In response, Bettye Bell, the NASD school instruction improvement coordinator asked Bailey to give the group information about what research suggests regarding grade organization.

Bailey said research shows schools that serve kindergarten through fifth grade provide the best learning environments.

“Research, hands down (says) K-5 environments, with small, nurturing environments (are the best),” Bailey said.

“Keep them together for six years.”

Bailey said research suggests the best structure for middle schools is grades six through eight — or arguably seventh through eighth — on one campus, with each grade in separate quarters of the same campus.

“So they’re taught in a team environment,” he said of the middle school structure.

Bailey said research says high schools work best to include ninth through 12th grades.

“Anything short of that is compromise that doesn’t work,” Bailey said of the high school structure.

He added that an emerging trend is to separate ninth graders at high schools from the rest of the grades but on the same campus, so ninth graders have some group isolation during the students’ transition to high school.

Currently, the schools are set up so each student attends each school at one point, with kindergarten at West Primary School, first and second grade at Frazier Primary School, third and fourth grade at McLaurin Elementary School, fifth and sixth grade at Morgantown Elementary School, seventh and eighth grade at Robert Lewis Middle School and ninth through 12th grades at Natchez High School.
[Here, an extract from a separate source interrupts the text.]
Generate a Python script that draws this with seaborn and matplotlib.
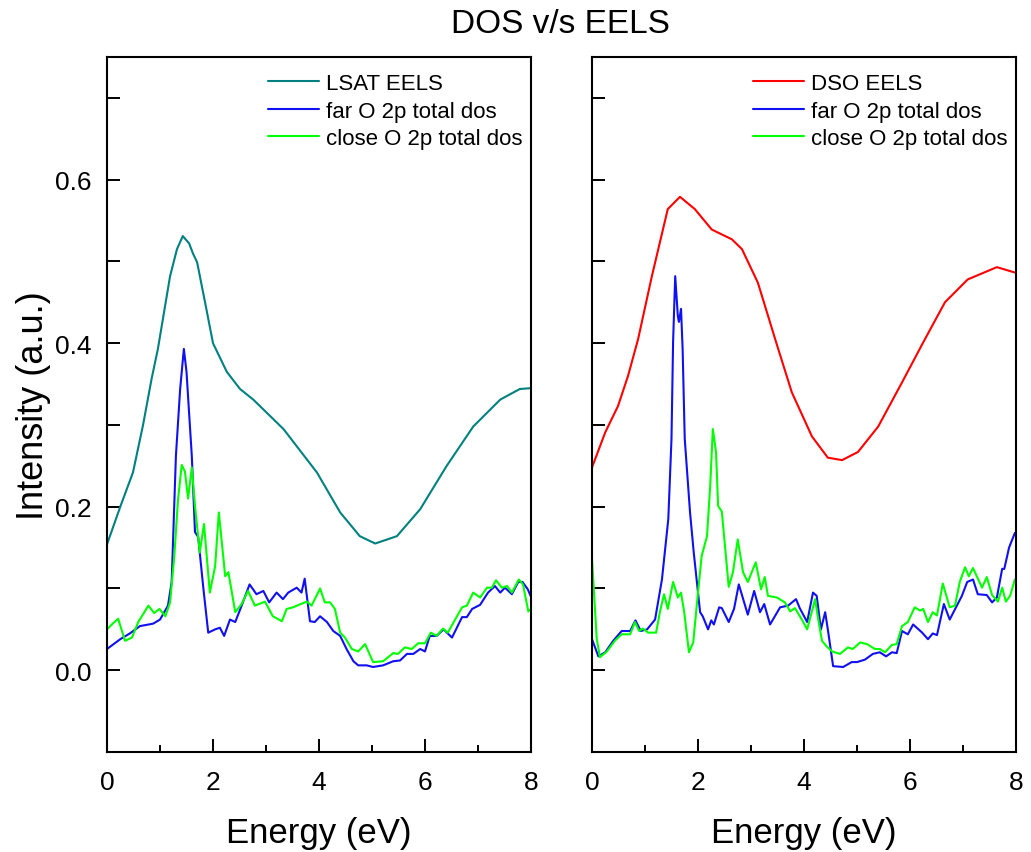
import numpy as np
import pandas as pd
import seaborn as sns
import matplotlib.pyplot as plt
from matplotlib.ticker import MultipleLocator, FormatStrFormatter

# ---- left panel: LSAT ----
e_lsat = [0.0, 0.25, 0.49, 0.68, 0.84, 0.96, 1.19, 1.32, 1.43, 1.55, 1.62, 1.70, 1.85, 2.0,
          2.26, 2.51, 2.76, 3.33, 3.96, 4.40, 4.77, 5.06, 5.47, 5.91, 6.41, 6.91, 7.42, 7.79, 8.0]
i_lsat = [0.154, 0.20, 0.242, 0.30, 0.356, 0.393, 0.482, 0.515, 0.531, 0.522, 0.51, 0.499, 0.45, 0.40,
          0.365, 0.344, 0.331, 0.295, 0.242, 0.193, 0.164, 0.155, 0.164, 0.197, 0.250, 0.298, 0.331, 0.344, 0.345]

e_far_l = [0.0, 0.25, 0.43, 0.62, 0.87, 1.0, 1.15, 1.22, 1.30, 1.38, 1.45, 1.50, 1.60, 1.66,
           1.72, 1.82, 1.91, 2.04, 2.13, 2.21, 2.32, 2.42, 2.54, 2.69, 2.82, 2.95, 3.06, 3.20,
           3.32, 3.42, 3.58, 3.67, 3.73, 3.83, 3.92, 4.02, 4.15, 4.27, 4.40, 4.52, 4.65, 4.74,
           4.90, 5.02, 5.21, 5.40, 5.53, 5.66, 5.78, 5.91, 6.00, 6.09, 6.22, 6.35, 6.51, 6.70,
           6.79, 6.89, 7.04, 7.19, 7.32, 7.42, 7.51, 7.64, 7.76, 7.84, 7.94, 8.0]
i_far_l = [0.026, 0.038, 0.045, 0.054, 0.057, 0.062, 0.079, 0.108, 0.262, 0.344, 0.393, 0.365, 0.262, 0.169,
           0.163, 0.099, 0.046, 0.050, 0.052, 0.042, 0.062, 0.059, 0.079, 0.105, 0.093, 0.097, 0.083, 0.095,
           0.087, 0.095, 0.101, 0.095, 0.112, 0.060, 0.059, 0.066, 0.059, 0.048, 0.042, 0.026, 0.011, 0.006,
           0.006, 0.004, 0.006, 0.011, 0.012, 0.020, 0.020, 0.026, 0.023, 0.042, 0.042, 0.050, 0.040, 0.065,
           0.065, 0.075, 0.080, 0.095, 0.103, 0.095, 0.101, 0.093, 0.108, 0.108, 0.099, 0.090]

e_close_l = [0.0, 0.09, 0.21, 0.34, 0.47, 0.59, 0.78, 0.89, 0.99, 1.10, 1.19, 1.27, 1.34, 1.41,
             1.47, 1.53, 1.60, 1.66, 1.75, 1.83, 1.94, 2.04, 2.11, 2.23, 2.29, 2.42, 2.54, 2.66,
             2.79, 2.98, 3.13, 3.30, 3.39, 3.51, 3.77, 3.86, 4.02, 4.11, 4.21, 4.30, 4.40, 4.49,
             4.62, 4.74, 4.87, 5.02, 5.21, 5.40, 5.49, 5.62, 5.75, 5.87, 6.00, 6.11, 6.22, 6.34,
             6.43, 6.70, 6.79, 6.91, 7.04, 7.17, 7.26, 7.34, 7.45, 7.55, 7.64, 7.77, 7.85, 7.95, 8.0]
i_close_l = [0.050, 0.056, 0.063, 0.036, 0.040, 0.059, 0.079, 0.070, 0.075, 0.066, 0.083, 0.140, 0.209, 0.251,
             0.243, 0.210, 0.248, 0.201, 0.144, 0.179, 0.095, 0.127, 0.193, 0.115, 0.120, 0.071, 0.081, 0.097,
             0.079, 0.084, 0.066, 0.060, 0.075, 0.077, 0.084, 0.079, 0.100, 0.083, 0.083, 0.075, 0.046, 0.040,
             0.026, 0.023, 0.032, 0.010, 0.011, 0.021, 0.020, 0.028, 0.026, 0.033, 0.033, 0.046, 0.042, 0.051,
             0.046, 0.077, 0.079, 0.095, 0.089, 0.101, 0.101, 0.110, 0.101, 0.103, 0.095, 0.111, 0.105, 0.072, 0.075]

# ---- right panel: DSO ----
e_dso = [0.0, 0.25, 0.49, 0.68, 0.87, 1.13, 1.43, 1.66, 1.94, 2.26, 2.64, 2.83, 3.13, 3.48,
         3.77, 4.15, 4.45, 4.72, 5.02, 5.40, 5.85, 6.25, 6.66, 7.09, 7.64, 8.0]
i_dso = [0.248, 0.291, 0.323, 0.360, 0.405, 0.482, 0.564, 0.579, 0.564, 0.539, 0.527, 0.515, 0.474, 0.400,
         0.340, 0.286, 0.260, 0.257, 0.267, 0.298, 0.352, 0.401, 0.450, 0.478, 0.493, 0.486]

e_far_r = [0.0, 0.12, 0.25, 0.40, 0.56, 0.72, 0.82, 0.92, 1.04, 1.19, 1.32, 1.44, 1.50, 1.53,
           1.57, 1.62, 1.64, 1.68, 1.71, 1.75, 1.85, 1.92, 2.04, 2.09, 2.19, 2.25, 2.30, 2.40,
           2.45, 2.58, 2.68, 2.77, 2.94, 3.06, 3.17, 3.25, 3.36, 3.55, 3.70, 3.85, 3.92, 4.06,
           4.17, 4.24, 4.32, 4.40, 4.45, 4.55, 4.74, 4.90, 5.00, 5.15, 5.30, 5.43, 5.55, 5.66,
           5.75, 5.85, 5.96, 6.06, 6.23, 6.34, 6.43, 6.51, 6.64, 6.75, 6.98, 7.08, 7.19, 7.28,
           7.45, 7.55, 7.64, 7.74, 7.78, 7.87, 7.98]
i_far_r = [0.038, 0.017, 0.022, 0.036, 0.048, 0.048, 0.061, 0.048, 0.050, 0.062, 0.111, 0.185, 0.283, 0.401,
           0.482, 0.433, 0.426, 0.442, 0.393, 0.283, 0.193, 0.144, 0.071, 0.066, 0.050, 0.061, 0.056, 0.077,
           0.076, 0.059, 0.075, 0.105, 0.068, 0.097, 0.071, 0.081, 0.056, 0.077, 0.079, 0.087, 0.076, 0.059,
           0.095, 0.091, 0.050, 0.071, 0.050, 0.005, 0.004, 0.010, 0.010, 0.013, 0.020, 0.022, 0.017, 0.022,
           0.021, 0.048, 0.044, 0.056, 0.046, 0.038, 0.045, 0.043, 0.081, 0.062, 0.091, 0.108, 0.111, 0.093,
           0.092, 0.083, 0.089, 0.124, 0.124, 0.150, 0.168]

e_close_r = [0.0, 0.09, 0.15, 0.28, 0.43, 0.56, 0.72, 0.81, 0.89, 0.96, 1.06, 1.21, 1.28, 1.36,
             1.43, 1.53, 1.62, 1.68, 1.74, 1.83, 1.91, 2.00, 2.07, 2.17, 2.23, 2.28, 2.34, 2.38,
             2.45, 2.58, 2.66, 2.75, 2.85, 2.94, 3.09, 3.19, 3.26, 3.32, 3.49, 3.64, 3.74, 3.83,
             3.96, 4.06, 4.15, 4.21, 4.26, 4.34, 4.43, 4.53, 4.68, 4.83, 4.92, 5.06, 5.19, 5.34,
             5.43, 5.53, 5.66, 5.75, 5.85, 5.96, 6.09, 6.19, 6.25, 6.34, 6.43, 6.51, 6.62, 6.75,
             6.85, 6.94, 7.04, 7.11, 7.19, 7.36, 7.45, 7.55, 7.66, 7.74, 7.81, 7.89, 7.98]
i_close_r = [0.136, 0.038, 0.016, 0.023, 0.036, 0.044, 0.044, 0.059, 0.048, 0.051, 0.046, 0.046, 0.071, 0.093,
             0.075, 0.108, 0.089, 0.095, 0.071, 0.022, 0.034, 0.095, 0.140, 0.164, 0.225, 0.295, 0.267, 0.201,
             0.194, 0.102, 0.120, 0.160, 0.120, 0.108, 0.132, 0.099, 0.114, 0.091, 0.089, 0.083, 0.072, 0.076,
             0.062, 0.050, 0.072, 0.087, 0.066, 0.036, 0.029, 0.023, 0.020, 0.028, 0.026, 0.034, 0.032, 0.026,
             0.026, 0.022, 0.031, 0.032, 0.054, 0.059, 0.077, 0.073, 0.075, 0.059, 0.071, 0.067, 0.106, 0.077,
             0.079, 0.108, 0.126, 0.115, 0.125, 0.101, 0.114, 0.092, 0.084, 0.101, 0.084, 0.091, 0.111]

sns.set_style("white")
plt.rcParams['font.family'] = ['Liberation Sans', 'DejaVu Sans']
plt.rcParams['text.color'] = 'black'
plt.rcParams['axes.labelcolor'] = 'black'
plt.rcParams['xtick.color'] = 'black'
plt.rcParams['ytick.color'] = 'black'

fig = plt.figure(figsize=(10.31, 8.53), dpi=100)
ax1 = fig.add_axes([0.1038, 0.1172, 0.4112, 0.8148])
ax2 = fig.add_axes([0.5742, 0.1172, 0.4112, 0.8148], sharey=ax1)

panels = [
    (ax1, [(e_lsat, i_lsat, '#008080', 'LSAT EELS'),
           (e_far_l, i_far_l, '#1010F0', 'far O 2p total dos'),
           (e_close_l, i_close_l, '#00FF00', 'close O 2p total dos')]),
    (ax2, [(e_dso, i_dso, '#FF0000', 'DSO EELS'),
           (e_far_r, i_far_r, '#1010F0', 'far O 2p total dos'),
           (e_close_r, i_close_r, '#00FF00', 'close O 2p total dos')]),
]

for ax, series in panels:
    for e, i, c, lab in series:
        sns.lineplot(x=e, y=i, ax=ax, color=c, label=lab, lw=1.5,
                     estimator=None, sort=False)
    ax.set_xlim(0, 8)
    ax.set_ylim(-0.1, 0.75)
    ax.xaxis.set_major_locator(MultipleLocator(2))
    ax.xaxis.set_minor_locator(MultipleLocator(1))
    ax.yaxis.set_major_locator(MultipleLocator(0.2))
    ax.yaxis.set_minor_locator(MultipleLocator(0.1))
    ax.yaxis.set_major_formatter(FormatStrFormatter('%.1f'))
    ax.tick_params(which='both', direction='in', width=1.4, labelsize=19,
                   colors='black', top=False, right=False, left=True, bottom=True)
    ax.tick_params(axis='x', which='major', length=9.5, pad=13)
    ax.tick_params(axis='x', which='minor', length=5)
    ax.tick_params(axis='y', which='both', length=9.5, pad=11)
    for sp in ax.spines.values():
        sp.set_linewidth(1.5)
        sp.set_color('black')
    ax.set_xlabel('Energy (eV)', fontsize=25, labelpad=16, color='black')
    ax.legend(loc='upper right', bbox_to_anchor=(1.0, 0.99), frameon=False,
              fontsize=16, handlelength=2.3, handletextpad=0.3,
              labelspacing=0.3, borderaxespad=0.0)

ax1.set_ylabel('Intensity (a.u.)', fontsize=26, labelpad=3, color='black')
ax2.set_ylabel('')
ax2.tick_params(axis='y', labelleft=False)

fig.suptitle('DOS v/s EELS', fontsize=24, x=0.544, y=0.99, color='black')

fig.savefig('out.png', dpi=100)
Toni Martin, a teacher at Morgantown Elementary School, discussed negative aspects of the current grade level organization.

“Students don’t have a sense of belonging anymore,” Martin said.

She added schools would function better and the staff and students would be better connected if one campus served multiple grade levels.

Bailey also said when children switch schools every two years at a young age, it can be difficult for them to adjust to the changes.

Shalanda White, also a teacher at Morgantown, agreed with Bailey’s statement that transportation issues caused by the current grade-level organization can be “torture,” as Bailey referred to it.

“(Some students) trek to West (Primary) from Cranfield. They get up with the chickens…” White said.

“That plays a part — that baby is tired when he or she goes to school.”

Bailey also asked for feedback about the structural condition of the buildings.

When Bailey asked the crowd which school buildings the community would object to being torn down because they had a “sacred” significance or created a sense of pride, the crowd responded with silence.